- **Provided data**:
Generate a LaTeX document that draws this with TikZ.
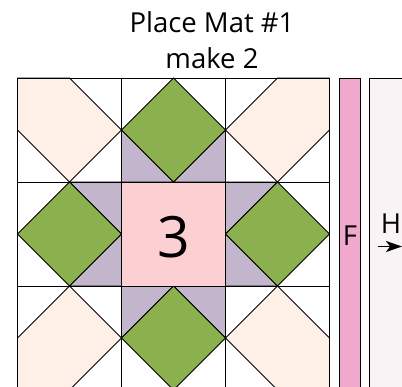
\documentclass[tikz,border=0pt]{standalone}
\usepackage{fontspec}
\setmainfont{Open Sans}
\usetikzlibrary{arrows.meta}
\definecolor{peach}{HTML}{FEF0E7}
\definecolor{leaf}{HTML}{8AB14E}
\definecolor{lilac}{HTML}{C3B5CB}
\definecolor{rose}{HTML}{FCD0D2}
\definecolor{stripF}{HTML}{F0A8CD}
\definecolor{stripH}{HTML}{FAF3F6}
\tikzset{
  patch/.style={draw=black, line width=0.9pt, line join=miter},
  lbl/.style={font=\fontsize{27.5}{27.5}\selectfont, inner sep=0pt, anchor=base},
}
\begin{document}
\begin{tikzpicture}[x=1pt,y=-1pt]
\useasboundingbox (0,0) rectangle (402,386);
\fill[white] (0,0) rectangle (402,386);
\clip (0,0) rectangle (402,386);
% strips
\fill[stripH, draw=black, line width=0.9pt] (369.5,78) rectangle (420,400);
\fill[stripF, draw=black, line width=0.9pt] (339.5,78) rectangle (360.5,400);
\begin{scope}[shift={(17.5,78)}, x=104pt, y=-104pt]
  % peach corners
  \filldraw[patch, fill=peach] (0,0) -- (0.5,0) -- (1,0.5) -- (0.5,1) -- (0,0.5) -- cycle;
  \filldraw[patch, fill=peach] (3,0) -- (3,0.5) -- (2.5,1) -- (2,0.5) -- (2.5,0) -- cycle;
  \filldraw[patch, fill=peach] (0,3) -- (0,2.5) -- (0.5,2) -- (1,2.5) -- (0.5,3) -- cycle;
  \filldraw[patch, fill=peach] (3,3) -- (2.5,3) -- (2,2.5) -- (2.5,2) -- (3,2.5) -- cycle;
  % lilac triangles
  \filldraw[patch, fill=lilac] (1,0.5) -- (1,1) -- (1.5,1) -- cycle;
  \filldraw[patch, fill=lilac] (2,0.5) -- (2,1) -- (1.5,1) -- cycle;
  \filldraw[patch, fill=lilac] (0.5,1) -- (1,1) -- (1,1.5) -- cycle;
  \filldraw[patch, fill=lilac] (0.5,2) -- (1,2) -- (1,1.5) -- cycle;
  \filldraw[patch, fill=lilac] (2,1) -- (2.5,1) -- (2,1.5) -- cycle;
  \filldraw[patch, fill=lilac] (2,2) -- (2.5,2) -- (2,1.5) -- cycle;
  \filldraw[patch, fill=lilac] (1,2) -- (1.5,2) -- (1,2.5) -- cycle;
  \filldraw[patch, fill=lilac] (2,2) -- (1.5,2) -- (2,2.5) -- cycle;
  % green diamonds
  \foreach \cx/\cy in {1.5/0.5, 0.5/1.5, 2.5/1.5, 1.5/2.5}
    \filldraw[patch, fill=leaf] (\cx,\cy-0.5) -- (\cx+0.5,\cy) -- (\cx,\cy+0.5) -- (\cx-0.5,\cy) -- cycle;
  % centre
  \filldraw[patch, fill=rose] (1,1) rectangle (2,2);
  % grid
  \draw[patch] (0,0) rectangle (3,3);
  \foreach \k in {1,2} {
    \draw[patch] (\k,0) -- (\k,3);
    \draw[patch] (0,\k) -- (3,\k);
  }
  \node[font=\fontsize{57}{57}\selectfont, inner sep=0pt, anchor=base] (three) at (1.5,1.73) {3};
\end{scope}
\node[lbl] (title1) at (212,32) {Place Mat \#1};
\node[lbl] (title2) at (212,68) {make 2};
\node[lbl] (labF) at (350,245) {F};
\node[lbl] (labH) at (391,233) {H};
\coordinate (arrS) at (378,246.5);
\coordinate (arrE) at (402,246.5);
\draw[line width=1.8pt, -{Stealth[length=16pt,width=11pt,inset=4pt]}] (arrS) -- (arrE);
\end{tikzpicture}
\end{document}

- **Your task**: Exactly as written, return every line of the listing, but not the pictures.

- **Full response**:
Generate a LaTeX document that draws this with TikZ.
\documentclass[tikz,border=0pt]{standalone}
\usepackage{fontspec}
\setmainfont{Open Sans}
\usetikzlibrary{arrows.meta}
\definecolor{peach}{HTML}{FEF0E7}
\definecolor{leaf}{HTML}{8AB14E}
\definecolor{lilac}{HTML}{C3B5CB}
\definecolor{rose}{HTML}{FCD0D2}
\definecolor{stripF}{HTML}{F0A8CD}
\definecolor{stripH}{HTML}{FAF3F6}
\tikzset{
  patch/.style={draw=black, line width=0.9pt, line join=miter},
  lbl/.style={font=\fontsize{27.5}{27.5}\selectfont, inner sep=0pt, anchor=base},
}
\begin{document}
\begin{tikzpicture}[x=1pt,y=-1pt]
\useasboundingbox (0,0) rectangle (402,386);
\fill[white] (0,0) rectangle (402,386);
\clip (0,0) rectangle (402,386);
% strips
\fill[stripH, draw=black, line width=0.9pt] (369.5,78) rectangle (420,400);
\fill[stripF, draw=black, line width=0.9pt] (339.5,78) rectangle (360.5,400);
\begin{scope}[shift={(17.5,78)}, x=104pt, y=-104pt]
  % peach corners
  \filldraw[patch, fill=peach] (0,0) -- (0.5,0) -- (1,0.5) -- (0.5,1) -- (0,0.5) -- cycle;
  \filldraw[patch, fill=peach] (3,0) -- (3,0.5) -- (2.5,1) -- (2,0.5) -- (2.5,0) -- cycle;
  \filldraw[patch, fill=peach] (0,3) -- (0,2.5) -- (0.5,2) -- (1,2.5) -- (0.5,3) -- cycle;
  \filldraw[patch, fill=peach] (3,3) -- (2.5,3) -- (2,2.5) -- (2.5,2) -- (3,2.5) -- cycle;
  % lilac triangles
  \filldraw[patch, fill=lilac] (1,0.5) -- (1,1) -- (1.5,1) -- cycle;
  \filldraw[patch, fill=lilac] (2,0.5) -- (2,1) -- (1.5,1) -- cycle;
  \filldraw[patch, fill=lilac] (0.5,1) -- (1,1) -- (1,1.5) -- cycle;
  \filldraw[patch, fill=lilac] (0.5,2) -- (1,2) -- (1,1.5) -- cycle;
  \filldraw[patch, fill=lilac] (2,1) -- (2.5,1) -- (2,1.5) -- cycle;
  \filldraw[patch, fill=lilac] (2,2) -- (2.5,2) -- (2,1.5) -- cycle;
  \filldraw[patch, fill=lilac] (1,2) -- (1.5,2) -- (1,2.5) -- cycle;
  \filldraw[patch, fill=lilac] (2,2) -- (1.5,2) -- (2,2.5) -- cycle;
  % green diamonds
  \foreach \cx/\cy in {1.5/0.5, 0.5/1.5, 2.5/1.5, 1.5/2.5}
    \filldraw[patch, fill=leaf] (\cx,\cy-0.5) -- (\cx+0.5,\cy) -- (\cx,\cy+0.5) -- (\cx-0.5,\cy) -- cycle;
  % centre
  \filldraw[patch, fill=rose] (1,1) rectangle (2,2);
  % grid
  \draw[patch] (0,0) rectangle (3,3);
  \foreach \k in {1,2} {
    \draw[patch] (\k,0) -- (\k,3);
    \draw[patch] (0,\k) -- (3,\k);
  }
  \node[font=\fontsize{57}{57}\selectfont, inner sep=0pt, anchor=base] (three) at (1.5,1.73) {3};
\end{scope}
\node[lbl] (title1) at (212,32) {Place Mat \#1};
\node[lbl] (title2) at (212,68) {make 2};
\node[lbl] (labF) at (350,245) {F};
\node[lbl] (labH) at (391,233) {H};
\coordinate (arrS) at (378,246.5);
\coordinate (arrE) at (402,246.5);
\draw[line width=1.8pt, -{Stealth[length=16pt,width=11pt,inset=4pt]}] (arrS) -- (arrE);
\end{tikzpicture}
\end{document}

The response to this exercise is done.